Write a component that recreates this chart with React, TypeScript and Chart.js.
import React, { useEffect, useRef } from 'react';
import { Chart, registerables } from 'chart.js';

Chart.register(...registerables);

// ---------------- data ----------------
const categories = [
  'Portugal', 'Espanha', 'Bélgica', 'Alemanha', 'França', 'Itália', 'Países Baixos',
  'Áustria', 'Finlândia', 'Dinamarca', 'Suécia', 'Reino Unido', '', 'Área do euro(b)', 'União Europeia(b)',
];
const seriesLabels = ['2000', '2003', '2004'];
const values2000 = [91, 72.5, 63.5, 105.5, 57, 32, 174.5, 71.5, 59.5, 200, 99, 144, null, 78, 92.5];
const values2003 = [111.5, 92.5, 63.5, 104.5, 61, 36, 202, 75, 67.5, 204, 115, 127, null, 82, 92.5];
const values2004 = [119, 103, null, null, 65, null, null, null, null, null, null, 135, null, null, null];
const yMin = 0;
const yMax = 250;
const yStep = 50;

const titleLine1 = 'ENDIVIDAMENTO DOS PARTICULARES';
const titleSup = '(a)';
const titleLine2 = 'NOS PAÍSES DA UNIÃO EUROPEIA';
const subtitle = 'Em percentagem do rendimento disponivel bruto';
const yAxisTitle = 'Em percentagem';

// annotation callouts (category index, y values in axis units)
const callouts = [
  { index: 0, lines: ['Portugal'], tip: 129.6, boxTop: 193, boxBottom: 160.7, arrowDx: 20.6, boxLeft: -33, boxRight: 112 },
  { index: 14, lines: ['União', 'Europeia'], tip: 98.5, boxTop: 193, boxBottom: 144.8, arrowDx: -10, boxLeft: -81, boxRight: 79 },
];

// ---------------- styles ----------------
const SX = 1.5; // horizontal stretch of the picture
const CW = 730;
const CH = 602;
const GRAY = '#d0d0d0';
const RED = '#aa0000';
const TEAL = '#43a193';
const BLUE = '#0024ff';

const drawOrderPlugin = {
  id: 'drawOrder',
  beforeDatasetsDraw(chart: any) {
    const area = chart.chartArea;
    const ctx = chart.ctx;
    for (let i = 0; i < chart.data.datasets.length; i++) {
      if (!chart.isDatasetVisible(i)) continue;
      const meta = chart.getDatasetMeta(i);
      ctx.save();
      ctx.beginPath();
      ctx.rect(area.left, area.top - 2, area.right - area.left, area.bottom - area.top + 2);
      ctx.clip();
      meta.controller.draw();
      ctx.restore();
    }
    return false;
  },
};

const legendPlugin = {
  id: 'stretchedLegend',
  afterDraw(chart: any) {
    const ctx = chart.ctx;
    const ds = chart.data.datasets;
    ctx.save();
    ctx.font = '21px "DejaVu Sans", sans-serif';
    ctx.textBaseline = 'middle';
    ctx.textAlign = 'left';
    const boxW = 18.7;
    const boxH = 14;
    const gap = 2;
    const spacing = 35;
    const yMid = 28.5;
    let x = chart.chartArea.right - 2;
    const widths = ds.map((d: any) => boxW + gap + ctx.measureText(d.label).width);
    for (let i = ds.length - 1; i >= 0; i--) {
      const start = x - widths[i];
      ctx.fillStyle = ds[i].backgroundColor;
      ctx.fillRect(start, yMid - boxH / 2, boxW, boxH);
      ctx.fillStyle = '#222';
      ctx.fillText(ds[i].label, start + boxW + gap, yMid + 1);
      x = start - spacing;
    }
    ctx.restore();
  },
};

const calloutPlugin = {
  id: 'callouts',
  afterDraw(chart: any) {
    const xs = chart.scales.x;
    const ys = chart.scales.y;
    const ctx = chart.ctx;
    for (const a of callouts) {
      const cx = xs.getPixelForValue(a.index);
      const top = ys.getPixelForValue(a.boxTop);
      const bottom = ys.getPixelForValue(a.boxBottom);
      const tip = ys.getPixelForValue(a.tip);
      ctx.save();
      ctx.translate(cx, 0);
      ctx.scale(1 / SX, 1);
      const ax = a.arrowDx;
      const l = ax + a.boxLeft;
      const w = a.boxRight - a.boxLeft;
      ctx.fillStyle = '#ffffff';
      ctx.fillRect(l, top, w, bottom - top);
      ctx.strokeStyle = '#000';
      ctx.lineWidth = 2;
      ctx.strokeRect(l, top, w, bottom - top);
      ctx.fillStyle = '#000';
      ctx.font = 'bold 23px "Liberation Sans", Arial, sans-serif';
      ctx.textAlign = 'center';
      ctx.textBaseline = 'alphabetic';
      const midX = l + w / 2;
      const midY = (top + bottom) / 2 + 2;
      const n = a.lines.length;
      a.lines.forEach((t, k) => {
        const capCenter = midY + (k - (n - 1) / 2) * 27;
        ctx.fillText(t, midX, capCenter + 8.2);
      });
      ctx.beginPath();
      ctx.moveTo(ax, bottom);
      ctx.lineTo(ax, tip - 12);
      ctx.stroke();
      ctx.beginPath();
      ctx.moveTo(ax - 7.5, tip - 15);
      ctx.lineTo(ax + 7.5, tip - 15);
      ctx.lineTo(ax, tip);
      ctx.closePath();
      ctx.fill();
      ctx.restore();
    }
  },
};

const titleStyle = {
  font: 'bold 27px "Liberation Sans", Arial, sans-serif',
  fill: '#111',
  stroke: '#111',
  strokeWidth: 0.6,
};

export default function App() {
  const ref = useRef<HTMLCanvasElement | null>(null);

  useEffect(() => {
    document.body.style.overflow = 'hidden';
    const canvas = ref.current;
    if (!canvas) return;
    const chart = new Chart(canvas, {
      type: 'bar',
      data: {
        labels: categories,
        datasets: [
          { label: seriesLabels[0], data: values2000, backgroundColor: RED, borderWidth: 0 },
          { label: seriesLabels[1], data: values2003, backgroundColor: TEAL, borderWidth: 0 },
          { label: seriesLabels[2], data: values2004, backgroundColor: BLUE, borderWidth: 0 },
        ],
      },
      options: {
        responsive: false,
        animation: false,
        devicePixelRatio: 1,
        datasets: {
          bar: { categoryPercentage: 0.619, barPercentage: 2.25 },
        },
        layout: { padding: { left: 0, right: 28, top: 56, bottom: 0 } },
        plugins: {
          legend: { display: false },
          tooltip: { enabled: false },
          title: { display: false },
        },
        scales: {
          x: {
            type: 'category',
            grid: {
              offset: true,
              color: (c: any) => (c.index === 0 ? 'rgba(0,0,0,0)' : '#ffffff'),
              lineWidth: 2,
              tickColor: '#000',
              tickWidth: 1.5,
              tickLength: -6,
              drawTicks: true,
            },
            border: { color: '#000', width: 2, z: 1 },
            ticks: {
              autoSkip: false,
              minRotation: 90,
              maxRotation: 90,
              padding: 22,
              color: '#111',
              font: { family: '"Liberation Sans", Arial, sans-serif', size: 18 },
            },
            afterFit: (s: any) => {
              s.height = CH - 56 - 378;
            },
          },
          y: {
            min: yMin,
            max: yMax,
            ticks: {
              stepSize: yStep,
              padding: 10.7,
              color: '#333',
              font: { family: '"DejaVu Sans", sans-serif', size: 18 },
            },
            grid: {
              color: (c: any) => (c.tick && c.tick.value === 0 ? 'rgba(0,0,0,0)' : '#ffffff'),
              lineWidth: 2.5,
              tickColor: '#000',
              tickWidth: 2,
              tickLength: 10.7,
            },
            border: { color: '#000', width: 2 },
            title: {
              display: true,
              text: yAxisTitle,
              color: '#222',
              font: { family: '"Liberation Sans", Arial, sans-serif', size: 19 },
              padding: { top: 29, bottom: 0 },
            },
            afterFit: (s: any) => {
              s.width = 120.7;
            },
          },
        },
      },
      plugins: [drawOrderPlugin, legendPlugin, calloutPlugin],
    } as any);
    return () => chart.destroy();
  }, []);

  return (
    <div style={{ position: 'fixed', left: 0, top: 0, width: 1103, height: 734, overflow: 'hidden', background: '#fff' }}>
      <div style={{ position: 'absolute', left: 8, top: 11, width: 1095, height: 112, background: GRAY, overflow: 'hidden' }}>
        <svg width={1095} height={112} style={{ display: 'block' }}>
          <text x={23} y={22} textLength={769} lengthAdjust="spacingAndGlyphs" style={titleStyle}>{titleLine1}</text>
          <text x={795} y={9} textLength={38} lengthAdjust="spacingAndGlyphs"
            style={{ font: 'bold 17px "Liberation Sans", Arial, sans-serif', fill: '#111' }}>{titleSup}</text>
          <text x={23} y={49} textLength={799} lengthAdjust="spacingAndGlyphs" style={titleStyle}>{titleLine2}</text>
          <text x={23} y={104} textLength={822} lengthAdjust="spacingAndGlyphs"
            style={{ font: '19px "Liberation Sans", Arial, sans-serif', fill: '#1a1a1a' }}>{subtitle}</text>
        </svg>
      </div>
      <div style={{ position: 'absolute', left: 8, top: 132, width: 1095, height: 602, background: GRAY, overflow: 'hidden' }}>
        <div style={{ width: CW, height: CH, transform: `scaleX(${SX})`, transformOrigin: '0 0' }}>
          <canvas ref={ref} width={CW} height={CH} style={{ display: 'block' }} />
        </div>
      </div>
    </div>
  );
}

* * *

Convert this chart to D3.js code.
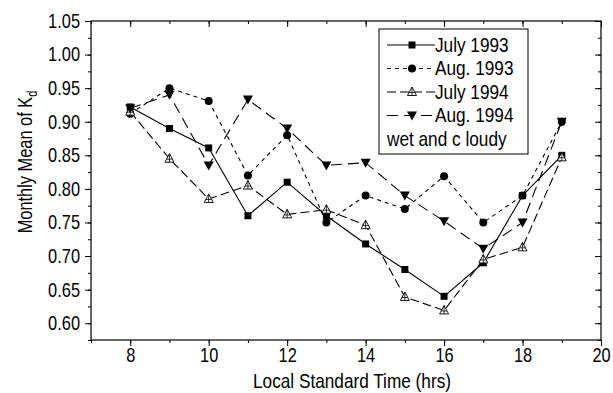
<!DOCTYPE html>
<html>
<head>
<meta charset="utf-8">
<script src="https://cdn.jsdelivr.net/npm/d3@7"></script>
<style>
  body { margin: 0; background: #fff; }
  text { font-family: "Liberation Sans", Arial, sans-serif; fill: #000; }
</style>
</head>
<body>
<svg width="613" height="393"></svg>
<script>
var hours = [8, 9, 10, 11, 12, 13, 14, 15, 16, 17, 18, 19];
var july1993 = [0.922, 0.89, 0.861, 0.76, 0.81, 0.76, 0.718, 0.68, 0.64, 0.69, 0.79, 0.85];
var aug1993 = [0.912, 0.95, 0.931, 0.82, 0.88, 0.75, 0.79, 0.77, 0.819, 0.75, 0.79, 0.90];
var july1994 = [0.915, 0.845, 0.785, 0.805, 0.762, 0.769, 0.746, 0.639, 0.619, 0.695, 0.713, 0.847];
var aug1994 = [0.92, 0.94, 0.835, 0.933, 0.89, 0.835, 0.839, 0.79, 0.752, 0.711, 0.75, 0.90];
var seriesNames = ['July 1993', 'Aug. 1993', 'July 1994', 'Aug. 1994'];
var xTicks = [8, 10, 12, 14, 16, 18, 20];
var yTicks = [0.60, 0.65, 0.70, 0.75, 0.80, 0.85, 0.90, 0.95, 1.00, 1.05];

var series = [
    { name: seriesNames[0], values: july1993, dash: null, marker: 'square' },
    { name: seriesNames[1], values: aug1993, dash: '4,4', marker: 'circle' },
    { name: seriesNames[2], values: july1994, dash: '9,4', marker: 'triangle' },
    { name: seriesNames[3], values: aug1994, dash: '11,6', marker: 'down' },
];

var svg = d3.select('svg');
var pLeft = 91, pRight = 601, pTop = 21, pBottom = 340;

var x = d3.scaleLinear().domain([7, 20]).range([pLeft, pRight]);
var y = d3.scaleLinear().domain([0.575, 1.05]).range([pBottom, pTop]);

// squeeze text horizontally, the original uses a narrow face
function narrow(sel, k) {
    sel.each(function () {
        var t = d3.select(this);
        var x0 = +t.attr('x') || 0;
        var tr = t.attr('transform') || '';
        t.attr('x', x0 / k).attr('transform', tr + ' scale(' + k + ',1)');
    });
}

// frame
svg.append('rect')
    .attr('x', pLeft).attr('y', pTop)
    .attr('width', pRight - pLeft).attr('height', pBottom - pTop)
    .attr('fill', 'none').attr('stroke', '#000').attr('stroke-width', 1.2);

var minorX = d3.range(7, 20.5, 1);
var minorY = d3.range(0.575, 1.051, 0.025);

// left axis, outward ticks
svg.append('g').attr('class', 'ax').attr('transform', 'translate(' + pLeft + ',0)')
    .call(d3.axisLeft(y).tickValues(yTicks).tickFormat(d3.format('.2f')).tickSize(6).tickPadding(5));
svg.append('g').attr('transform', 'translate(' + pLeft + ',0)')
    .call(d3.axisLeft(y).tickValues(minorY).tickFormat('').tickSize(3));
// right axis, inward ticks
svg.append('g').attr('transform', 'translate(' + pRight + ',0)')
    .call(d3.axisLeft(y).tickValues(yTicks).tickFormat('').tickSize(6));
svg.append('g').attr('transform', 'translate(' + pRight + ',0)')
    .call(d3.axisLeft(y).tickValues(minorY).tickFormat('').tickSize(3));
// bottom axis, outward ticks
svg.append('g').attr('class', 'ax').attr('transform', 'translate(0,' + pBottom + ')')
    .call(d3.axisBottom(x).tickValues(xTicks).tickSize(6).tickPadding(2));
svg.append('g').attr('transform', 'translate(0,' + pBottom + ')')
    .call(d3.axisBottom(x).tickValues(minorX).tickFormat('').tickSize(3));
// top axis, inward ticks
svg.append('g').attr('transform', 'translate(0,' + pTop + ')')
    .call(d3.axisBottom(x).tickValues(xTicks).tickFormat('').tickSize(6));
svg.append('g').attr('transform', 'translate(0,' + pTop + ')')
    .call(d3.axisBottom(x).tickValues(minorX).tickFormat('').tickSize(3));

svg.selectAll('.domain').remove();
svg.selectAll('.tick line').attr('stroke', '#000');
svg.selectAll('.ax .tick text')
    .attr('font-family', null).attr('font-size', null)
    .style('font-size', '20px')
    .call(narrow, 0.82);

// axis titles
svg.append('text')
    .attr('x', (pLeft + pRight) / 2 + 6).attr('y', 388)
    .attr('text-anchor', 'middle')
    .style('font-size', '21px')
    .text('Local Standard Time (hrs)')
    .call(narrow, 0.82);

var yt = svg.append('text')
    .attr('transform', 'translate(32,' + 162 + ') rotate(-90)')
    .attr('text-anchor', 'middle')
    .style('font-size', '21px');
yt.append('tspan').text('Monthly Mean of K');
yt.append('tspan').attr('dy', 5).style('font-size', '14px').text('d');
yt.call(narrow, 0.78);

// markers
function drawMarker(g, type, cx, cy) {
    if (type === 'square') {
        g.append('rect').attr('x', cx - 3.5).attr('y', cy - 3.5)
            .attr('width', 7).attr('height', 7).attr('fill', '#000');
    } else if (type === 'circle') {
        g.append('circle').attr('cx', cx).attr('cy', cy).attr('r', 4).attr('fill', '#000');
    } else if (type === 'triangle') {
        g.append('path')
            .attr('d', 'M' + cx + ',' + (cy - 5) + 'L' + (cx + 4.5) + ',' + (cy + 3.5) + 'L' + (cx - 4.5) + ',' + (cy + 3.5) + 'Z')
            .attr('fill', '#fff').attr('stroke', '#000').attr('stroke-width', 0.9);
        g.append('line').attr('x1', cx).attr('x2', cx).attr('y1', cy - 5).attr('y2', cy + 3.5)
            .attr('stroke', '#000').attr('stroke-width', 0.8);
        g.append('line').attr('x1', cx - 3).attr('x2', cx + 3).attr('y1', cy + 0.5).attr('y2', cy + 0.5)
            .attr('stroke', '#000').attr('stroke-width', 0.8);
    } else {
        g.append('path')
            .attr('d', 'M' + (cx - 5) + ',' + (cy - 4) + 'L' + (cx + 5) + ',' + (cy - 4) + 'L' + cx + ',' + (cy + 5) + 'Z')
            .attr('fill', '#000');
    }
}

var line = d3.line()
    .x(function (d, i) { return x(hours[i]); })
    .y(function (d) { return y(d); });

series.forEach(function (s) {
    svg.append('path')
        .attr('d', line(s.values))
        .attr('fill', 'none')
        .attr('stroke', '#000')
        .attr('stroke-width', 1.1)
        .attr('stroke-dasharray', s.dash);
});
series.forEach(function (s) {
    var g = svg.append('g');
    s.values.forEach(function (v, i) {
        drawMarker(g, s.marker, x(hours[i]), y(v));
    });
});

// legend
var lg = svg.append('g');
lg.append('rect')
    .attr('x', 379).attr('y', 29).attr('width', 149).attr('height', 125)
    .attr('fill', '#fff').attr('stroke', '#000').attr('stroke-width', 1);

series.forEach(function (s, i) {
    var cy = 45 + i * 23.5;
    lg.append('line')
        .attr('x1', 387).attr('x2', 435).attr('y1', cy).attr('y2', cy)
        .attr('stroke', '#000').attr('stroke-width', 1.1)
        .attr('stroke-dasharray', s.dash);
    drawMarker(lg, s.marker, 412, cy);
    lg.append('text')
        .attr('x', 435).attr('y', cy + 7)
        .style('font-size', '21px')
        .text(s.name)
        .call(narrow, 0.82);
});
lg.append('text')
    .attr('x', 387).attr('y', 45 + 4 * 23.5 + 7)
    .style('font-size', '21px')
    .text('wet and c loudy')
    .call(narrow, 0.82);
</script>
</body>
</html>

--

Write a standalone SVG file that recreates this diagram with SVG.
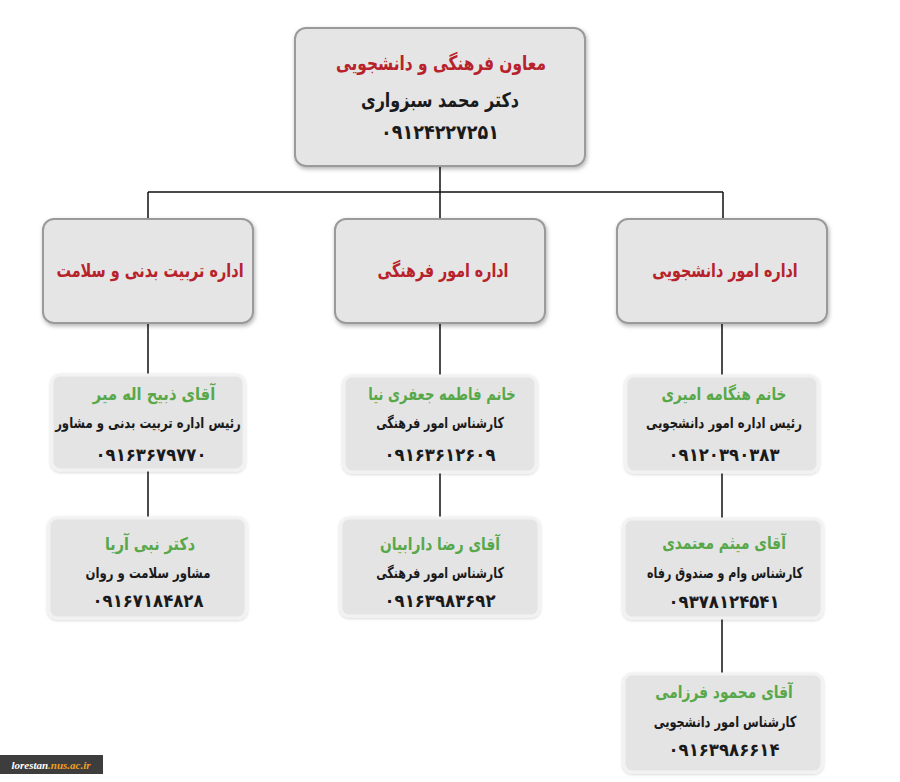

Given exercise —
Look above for the line that contains "Write a component". Starting there, transcribe every line exactly until you have copied the line that contains "Chart.register(...registerables);".

Response to the exercise —
Write a component that recreates this chart with React, TypeScript and Chart.js.
import React, { useEffect, useRef } from 'react';
import { Chart, registerables } from 'chart.js';

Chart.register(...registerables);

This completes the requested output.